* Begin *

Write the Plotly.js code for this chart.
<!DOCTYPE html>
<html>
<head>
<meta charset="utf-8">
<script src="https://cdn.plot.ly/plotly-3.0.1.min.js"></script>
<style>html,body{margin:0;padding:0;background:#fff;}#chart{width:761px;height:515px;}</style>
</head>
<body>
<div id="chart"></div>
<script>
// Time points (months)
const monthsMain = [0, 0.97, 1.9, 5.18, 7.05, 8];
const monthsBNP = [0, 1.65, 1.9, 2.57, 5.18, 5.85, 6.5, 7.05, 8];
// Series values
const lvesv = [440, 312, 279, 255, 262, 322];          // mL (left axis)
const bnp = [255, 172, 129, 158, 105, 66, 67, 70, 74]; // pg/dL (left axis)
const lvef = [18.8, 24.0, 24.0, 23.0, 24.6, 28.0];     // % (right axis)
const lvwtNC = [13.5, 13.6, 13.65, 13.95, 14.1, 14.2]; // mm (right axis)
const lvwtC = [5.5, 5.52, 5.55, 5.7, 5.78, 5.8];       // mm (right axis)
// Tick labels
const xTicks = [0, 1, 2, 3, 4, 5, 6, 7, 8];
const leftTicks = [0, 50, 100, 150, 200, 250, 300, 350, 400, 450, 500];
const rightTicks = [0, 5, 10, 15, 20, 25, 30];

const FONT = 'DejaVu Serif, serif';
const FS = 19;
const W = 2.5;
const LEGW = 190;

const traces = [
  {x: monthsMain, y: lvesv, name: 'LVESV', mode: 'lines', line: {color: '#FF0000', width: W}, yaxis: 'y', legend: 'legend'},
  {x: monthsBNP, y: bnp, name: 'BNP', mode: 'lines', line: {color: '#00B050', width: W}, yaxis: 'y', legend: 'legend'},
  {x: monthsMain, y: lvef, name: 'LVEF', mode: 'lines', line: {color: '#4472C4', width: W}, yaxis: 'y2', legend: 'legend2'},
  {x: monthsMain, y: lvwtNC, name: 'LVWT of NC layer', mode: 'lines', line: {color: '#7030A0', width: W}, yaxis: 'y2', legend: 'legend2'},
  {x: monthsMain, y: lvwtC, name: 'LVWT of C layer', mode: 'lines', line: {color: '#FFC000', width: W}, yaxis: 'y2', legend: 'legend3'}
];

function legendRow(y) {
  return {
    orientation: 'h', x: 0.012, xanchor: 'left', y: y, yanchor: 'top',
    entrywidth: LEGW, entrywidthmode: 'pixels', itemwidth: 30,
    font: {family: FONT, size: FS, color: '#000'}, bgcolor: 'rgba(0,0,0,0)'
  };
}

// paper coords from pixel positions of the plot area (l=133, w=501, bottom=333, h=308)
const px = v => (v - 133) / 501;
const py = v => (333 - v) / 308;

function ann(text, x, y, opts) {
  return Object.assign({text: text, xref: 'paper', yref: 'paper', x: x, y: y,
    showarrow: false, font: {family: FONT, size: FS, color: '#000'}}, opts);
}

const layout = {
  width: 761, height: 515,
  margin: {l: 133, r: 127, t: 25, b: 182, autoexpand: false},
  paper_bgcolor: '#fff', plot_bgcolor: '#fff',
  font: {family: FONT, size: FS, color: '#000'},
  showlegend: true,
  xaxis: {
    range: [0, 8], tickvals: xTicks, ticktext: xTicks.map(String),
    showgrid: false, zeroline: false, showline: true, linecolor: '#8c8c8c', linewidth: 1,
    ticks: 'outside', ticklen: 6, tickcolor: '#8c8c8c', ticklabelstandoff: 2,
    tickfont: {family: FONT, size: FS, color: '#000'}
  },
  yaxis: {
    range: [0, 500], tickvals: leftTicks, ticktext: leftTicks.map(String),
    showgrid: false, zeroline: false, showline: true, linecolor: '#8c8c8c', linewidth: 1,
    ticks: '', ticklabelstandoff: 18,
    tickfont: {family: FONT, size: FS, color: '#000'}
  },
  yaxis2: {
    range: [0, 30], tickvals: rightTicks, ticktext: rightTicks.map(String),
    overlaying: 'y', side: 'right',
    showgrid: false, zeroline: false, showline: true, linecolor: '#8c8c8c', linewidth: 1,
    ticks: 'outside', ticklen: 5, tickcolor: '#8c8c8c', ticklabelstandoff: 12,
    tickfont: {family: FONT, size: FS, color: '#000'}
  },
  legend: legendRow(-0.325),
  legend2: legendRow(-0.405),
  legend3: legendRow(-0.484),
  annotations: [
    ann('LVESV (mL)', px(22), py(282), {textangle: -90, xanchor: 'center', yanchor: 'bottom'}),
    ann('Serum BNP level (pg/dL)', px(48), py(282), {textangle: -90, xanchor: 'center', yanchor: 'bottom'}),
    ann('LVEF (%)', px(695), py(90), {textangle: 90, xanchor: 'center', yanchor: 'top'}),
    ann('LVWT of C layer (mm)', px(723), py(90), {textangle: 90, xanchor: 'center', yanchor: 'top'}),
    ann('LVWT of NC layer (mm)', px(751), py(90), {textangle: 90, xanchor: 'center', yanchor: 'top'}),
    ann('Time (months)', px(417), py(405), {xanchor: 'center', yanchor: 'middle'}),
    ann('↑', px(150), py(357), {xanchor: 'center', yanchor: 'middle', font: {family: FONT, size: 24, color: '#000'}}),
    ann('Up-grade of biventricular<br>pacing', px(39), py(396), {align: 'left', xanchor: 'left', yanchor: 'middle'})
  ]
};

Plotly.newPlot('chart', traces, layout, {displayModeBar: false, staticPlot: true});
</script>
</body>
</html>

* End *

| Exercise |
Please reproduce exactly the lines above, beginning with the first and ending with the line that contains "const LEGW = 190;", and include nothing outside that range.

| Problem solution |
Write the Plotly.js code for this chart.
<!DOCTYPE html>
<html>
<head>
<meta charset="utf-8">
<script src="https://cdn.plot.ly/plotly-3.0.1.min.js"></script>
<style>html,body{margin:0;padding:0;background:#fff;}#chart{width:761px;height:515px;}</style>
</head>
<body>
<div id="chart"></div>
<script>
// Time points (months)
const monthsMain = [0, 0.97, 1.9, 5.18, 7.05, 8];
const monthsBNP = [0, 1.65, 1.9, 2.57, 5.18, 5.85, 6.5, 7.05, 8];
// Series values
const lvesv = [440, 312, 279, 255, 262, 322];          // mL (left axis)
const bnp = [255, 172, 129, 158, 105, 66, 67, 70, 74]; // pg/dL (left axis)
const lvef = [18.8, 24.0, 24.0, 23.0, 24.6, 28.0];     // % (right axis)
const lvwtNC = [13.5, 13.6, 13.65, 13.95, 14.1, 14.2]; // mm (right axis)
const lvwtC = [5.5, 5.52, 5.55, 5.7, 5.78, 5.8];       // mm (right axis)
// Tick labels
const xTicks = [0, 1, 2, 3, 4, 5, 6, 7, 8];
const leftTicks = [0, 50, 100, 150, 200, 250, 300, 350, 400, 450, 500];
const rightTicks = [0, 5, 10, 15, 20, 25, 30];

const FONT = 'DejaVu Serif, serif';
const FS = 19;
const W = 2.5;
const LEGW = 190;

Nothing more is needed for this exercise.